第28回日本肝臓学会大会の会長を拝命しました四柳宏と申します。

日本肝臓学会は1996年4月に神戸市で行われた第4回からJDDWに参加しております。この時の会頭は私の大学の先輩である山中正己先生でした。私は、名越澄子先生とご一緒に、山中先生から当時の思い出を直接伺ったことがございます。そのような歴史と伝統ある本会を担当させていただくことを光栄に存じます。

ウイルス肝炎に関する治療は、1996年にはインターフェロン療法しかありませんでしたが、その後大きく進歩し、HCV、さらにはHBVの排除が視野に入る時代になりました。ウイルスを排除・制御した後の対応が現在の大きなテーマです。肝炎ウイルス以外の微生物の肝臓への作用・病態も話題になっています。

肝臓の最大の機能は糖質・脂質・蛋白質・薬物などの代謝です。糖尿病をはじめとする代謝性疾患、アルコール性肝障害などに合併する脂肪性肝疾患は、MASLDと呼ばれるようになりました。肝硬変・肝細胞癌の原因疾患もウイルス性肝疾患からMASLDに変わりつつあります。その時流に遅れずに診療を行うことを一つの目的に、2023年6月に行われた日本肝臓学会総会で奈良宣言が出されました。
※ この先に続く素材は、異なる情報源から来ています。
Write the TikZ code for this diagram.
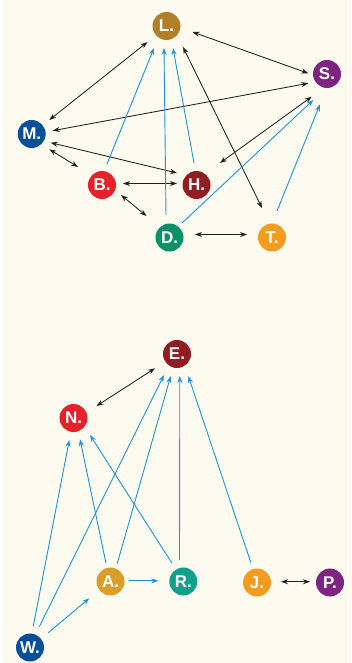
\documentclass[tikz,border=0pt]{standalone}
\usepackage{fontspec}
\setmainfont{Liberation Sans}
\usetikzlibrary{arrows.meta,calc}
\definecolor{bgc}{HTML}{FDFBEF}
\definecolor{cL}{HTML}{B07F28}
\definecolor{cS}{HTML}{7D2581}
\definecolor{cM}{HTML}{0A4E9B}
\definecolor{cB}{HTML}{E5222A}
\definecolor{cH}{HTML}{8F1D21}
\definecolor{cD}{HTML}{0B9168}
\definecolor{cT}{HTML}{F49C1E}
\definecolor{cA}{HTML}{D99F2A}
\definecolor{cR}{HTML}{10A08C}
\definecolor{cblue}{HTML}{1B95D6}
\definecolor{cblack}{HTML}{231F20}
\tikzset{
  pers/.style={circle, fill=#1, minimum size=28pt, inner sep=0pt, text=white,
    font=\bfseries\fontsize{17}{17}\selectfont},
  dbl/.style={draw=cblack, line width=0.85pt, {Stealth[length=7pt,width=5pt]}-{Stealth[length=7pt,width=5pt]}},
  one/.style={draw=cblue, line width=0.9pt, -{Stealth[length=7pt,width=5pt]}}
}
\begin{document}
\begin{tikzpicture}[x=1pt,y=-1pt]
\fill[white] (0,0) rectangle (351,663);
\fill[bgc] (3,0) rectangle (351,663);
\useasboundingbox (0,0) rectangle (351,663);
% top group
\node[pers=cL] (L) at (166.5,26) {L.};
\node[pers=cS] (S) at (327,74) {S.};
\node[pers=cM] (M) at (31.7,134) {M.};
\node[pers=cB] (B) at (102,185) {B.};
\node[pers=cH] (H) at (196.5,185) {H.};
\node[pers=cD] (D) at (169.5,237.5) {D.};
\node[pers=cT] (T) at (272,237.5) {T.};
% bottom group
\node[pers=cH] (E) at (177,354) {E.};
\node[pers=cB] (N) at (73.5,418) {N.};
\node[pers=cA] (A) at (110.5,581.5) {A.};
\node[pers=cR] (R) at (183.3,581.5) {R.};
\node[pers=cT] (J) at (257,582.5) {J.};
\node[pers=cS] (P) at (330,582.5) {P.};
\node[pers=cM] (W) at (30,647.5) {W.};
% top edges, black
\draw[dbl] ($(L)+(26,6)$) -- ($(S)+(-18.7,-0.7)$);
\draw[dbl] ($(L)+(-19,16)$) -- ($(M)+(17.6,-14)$);
\draw[dbl] ($(M)+(21,-3.3)$) -- ($(S)+(-18.7,9.3)$);
\draw[dbl] ($(M)+(19,8.7)$) -- ($(H)+(-19.5,-12)$);
\draw[dbl] ($(M)+(17.6,15.3)$) -- ($(B)+(-24,-18)$);
\draw[dbl] ($(B)+(21,-1.5)$) -- ($(H)+(-19.5,-1.5)$);
\draw[dbl] ($(B)+(19,10)$) -- ($(D)+(-23,-21.5)$);
\draw[dbl] ($(D)+(25.5,-3)$) -- ($(T)+(-25,-3)$);
\draw[dbl] ($(L)+(16.5,21)$) -- ($(T)+(-10,-29.5)$);
\draw[dbl] ($(S)+(-15.3,22.7)$) -- ($(H)+(23.5,-22)$);
% top edges, blue
\draw[one] ($(B)+(5,-21)$) -- ($(L)+(-12.5,22)$);
\draw[one] ($(D)+(-3.5,-22.5)$) -- ($(L)+(-2.5,22)$);
\draw[one] ($(H)+(-2.5,-22)$) -- ($(L)+(6.5,22)$);
\draw[one] ($(D)+(12.5,-14.5)$) -- ($(S)+(-13.7,26)$);
\draw[one] ($(T)+(5,-26.5)$) -- ($(S)+(-7,30.3)$);
% bottom edges
\draw[dbl] ($(E)+(-22,14.3)$) -- ($(N)+(23,-12)$);
\draw[dbl] ($(J)+(24,-0.8)$) -- ($(P)+(-20,-0.8)$);
\draw[one] ($(W)+(3.3,-21.5)$) -- ($(N)+(-4.2,22)$);
\draw[one] ($(W)+(9.3,-20.8)$) -- ($(E)+(-13,21)$);
\draw[one] ($(W)+(18.3,-14.8)$) -- ($(A)+(-21.2,16.8)$);
\draw[one] ($(A)+(-4.5,-18.2)$) -- ($(N)+(6.5,21.3)$);
\draw[one] ($(A)+(6.8,-18.2)$) -- ($(E)+(-6.3,22)$);
\draw[one] ($(A)+(18.8,-0.7)$) -- ($(R)+(-25,-0.7)$);
\draw[one] ($(R)+(-11.3,-18.2)$) -- ($(N)+(16.5,17)$);
\draw[one] ($(R)+(-3.8,-21.5)$) -- ($(E)+(2.8,22)$);
\draw[one] ($(J)+(-6.3,-20.3)$) -- ($(E)+(11.3,22)$);
\end{tikzpicture}
\end{document}
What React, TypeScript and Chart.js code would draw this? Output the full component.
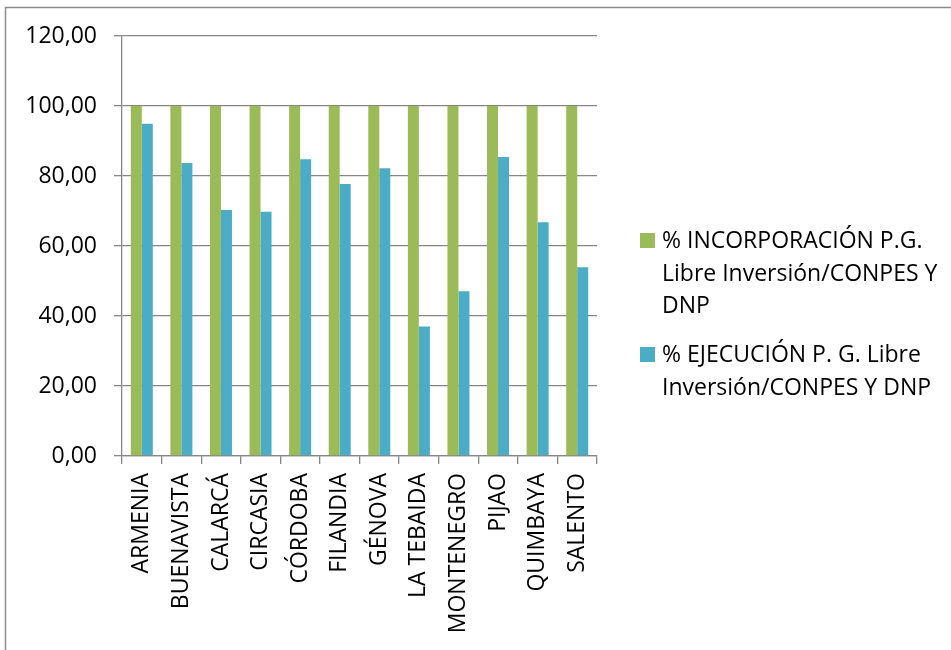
import React, { useEffect, useRef } from "react";
import { Chart, registerables } from "chart.js";

Chart.register(...registerables);

const categories = [
  "ARMENIA",
  "BUENAVISTA",
  "CALARCÁ",
  "CIRCASIA",
  "CÓRDOBA",
  "FILANDIA",
  "GÉNOVA",
  "LA TEBAIDA",
  "MONTENEGRO",
  "PIJAO",
  "QUIMBAYA",
  "SALENTO",
];

const incorporacion = [100, 100, 100, 100, 100, 100, 100, 100, 100, 100, 100, 100];
const ejecucion = [94.9, 83.7, 70.3, 69.8, 84.8, 77.7, 82.2, 37.0, 47.1, 85.4, 66.8, 53.9];

const seriesLabels = [
  "% INCORPORACIÓN P.G. Libre Inversión/CONPES Y DNP",
  "% EJECUCIÓN P. G. Libre Inversión/CONPES Y DNP",
];
const legendLines = [
  ["% INCORPORACIÓN P.G.", "Libre Inversión/CONPES Y", "DNP"],
  ["% EJECUCIÓN P. G. Libre", "Inversión/CONPES Y DNP"],
];

const yMin = 0;
const yMax = 120;
const yStep = 20;

const GREEN = "#9BBB59";
const BLUE = "#4BACC6";
const GRID = "#868686";
const FONT = "'Open Sans', sans-serif";

const legendPlugin = {
  id: "sideLegend",
  afterDraw(chart: any) {
    const ctx = chart.ctx;
    const area = chart.chartArea;
    const x0 = area.right + 43;
    const lineH = 32.5;
    const firstBaselines = [248, 362];
    ctx.save();
    ctx.font = `23px ${FONT}`;
    ctx.textBaseline = "alphabetic";
    ctx.textAlign = "left";
    chart.data.datasets.forEach((ds: any, i: number) => {
      const b = firstBaselines[i];
      ctx.fillStyle = ds.backgroundColor;
      ctx.fillRect(x0, b - 15, 15, 15);
      ctx.fillStyle = "#000";
      legendLines[i].forEach((line, j) => {
        ctx.fillText(line, x0 + 22, b + j * lineH);
      });
    });
    ctx.restore();
  },
};

const framePlugin = {
  id: "frame",
  beforeDraw(chart: any) {
    const ctx = chart.ctx;
    ctx.save();
    ctx.strokeStyle = "#8c8c8c";
    ctx.lineWidth = 1.5;
    ctx.beginPath();
    ctx.moveTo(5.5, chart.height);
    ctx.lineTo(5.5, 7.5);
    ctx.lineTo(chart.width, 7.5);
    ctx.stroke();
    ctx.restore();
  },
};

export default function App() {
  const canvasRef = useRef<HTMLCanvasElement | null>(null);

  useEffect(() => {
    if (!canvasRef.current) return;
    const chart = new Chart(canvasRef.current, {
      type: "bar",
      data: {
        labels: categories,
        datasets: [
          {
            label: seriesLabels[0],
            data: incorporacion,
            backgroundColor: GREEN,
            borderWidth: 0,
            barPercentage: 1,
            categoryPercentage: 0.556,
          },
          {
            label: seriesLabels[1],
            data: ejecucion,
            backgroundColor: BLUE,
            borderWidth: 0,
            barPercentage: 1,
            categoryPercentage: 0.556,
          },
        ],
      },
      options: {
        animation: false,
        responsive: false,
        devicePixelRatio: 1,
        layout: { padding: { top: 36, right: 354, left: 0, bottom: 0 } },
        plugins: {
          legend: { display: false },
          tooltip: { enabled: false },
        },
        scales: {
          x: {
            offset: true,
            grid: {
              display: true,
              drawOnChartArea: false,
              drawTicks: true,
              tickLength: 8,
              color: GRID,
              lineWidth: 1.3,
              offset: true,
            },
            border: { color: GRID, width: 1.3 },
            ticks: {
              maxRotation: 90,
              minRotation: 90,
              padding: 9,
              color: "#000",
              font: { family: FONT, size: 23 },
              autoSkip: false,
            },
            afterFit(scale: any) {
              scale.height = 194;
            },
          },
          y: {
            min: yMin,
            max: yMax,
            ticks: {
              stepSize: yStep,
              padding: 17,
              color: "#000",
              font: { family: FONT, size: 23 },
              callback: (v: any) => Number(v).toFixed(2).replace(".", ","),
            },
            grid: {
              color: GRID,
              lineWidth: 1.3,
              tickLength: 8,
            },
            border: { color: GRID, width: 1.3 },
            afterFit(scale: any) {
              scale.width = 122;
            },
          },
        },
      },
      plugins: [legendPlugin, framePlugin],
    });
    return () => chart.destroy();
  }, []);

  return (
    <div style={{ position: "fixed", left: 0, top: 0, width: 951, height: 650, background: "#fff" }}>
      <canvas ref={canvasRef} width={951} height={650} />
    </div>
  );
}
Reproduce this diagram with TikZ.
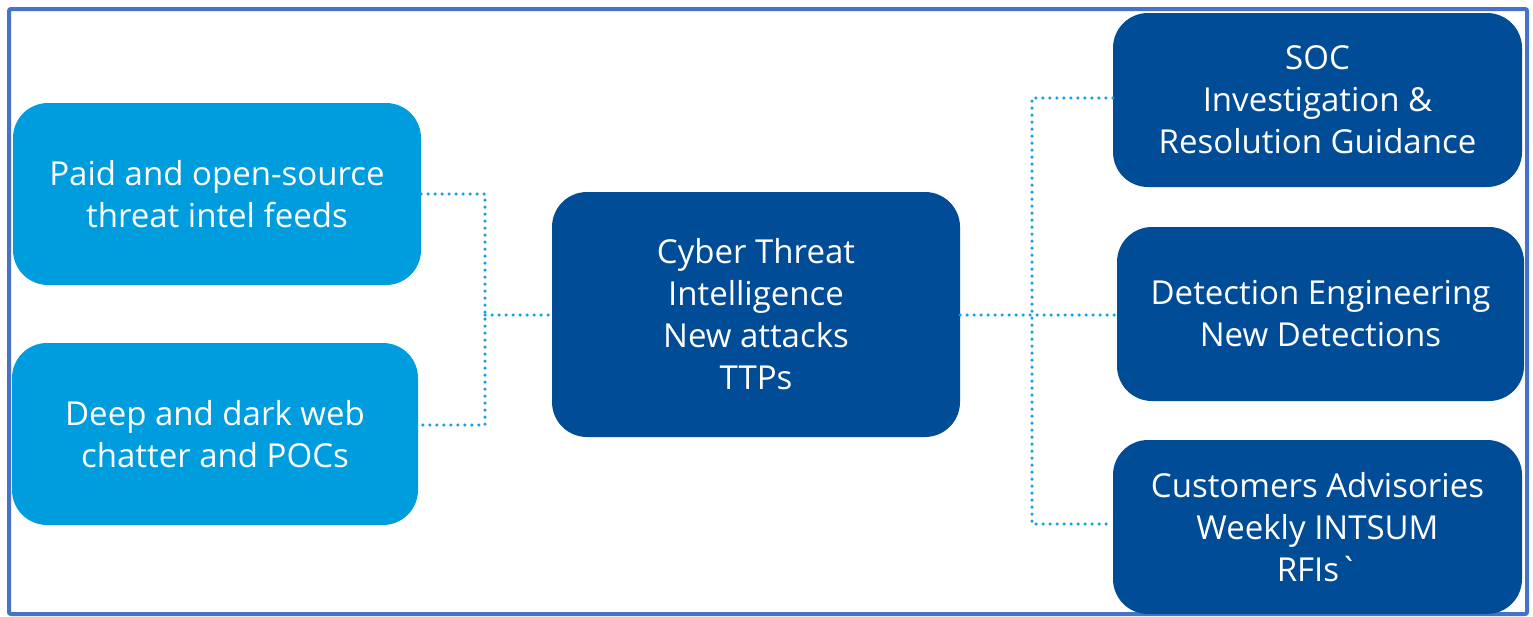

以上のような肝疾患の変化を鑑み、第28回日本肝臓大会のテーマは、“肝臓学の新しい潮流”と致しました。臨床の大きなうねりは先に申し述べた通りですが、肝疾患・肝臓の研究も、遺伝子・細胞の時代から次世代シークエンサー、シングルセル、オルガノイドを使った多彩な研究、そこから得られたデータの重層的なマルチオミックス解析へと大きく変化してきています。消化器関連学会が以前から行ってきた人工知能の研究・臨床への応用も、学会の開催時にはさらに進んでいることと思います。

学会場で直接発表を聞き、議論すること、講演会場を離れて交流を深めることがやっと自由にできるようになりました。秋深まりゆく神戸に足をお運び頂き、肝臓学の新たな潮流を感じて頂ければと思います。皆様とお会いするのを楽しみにしております。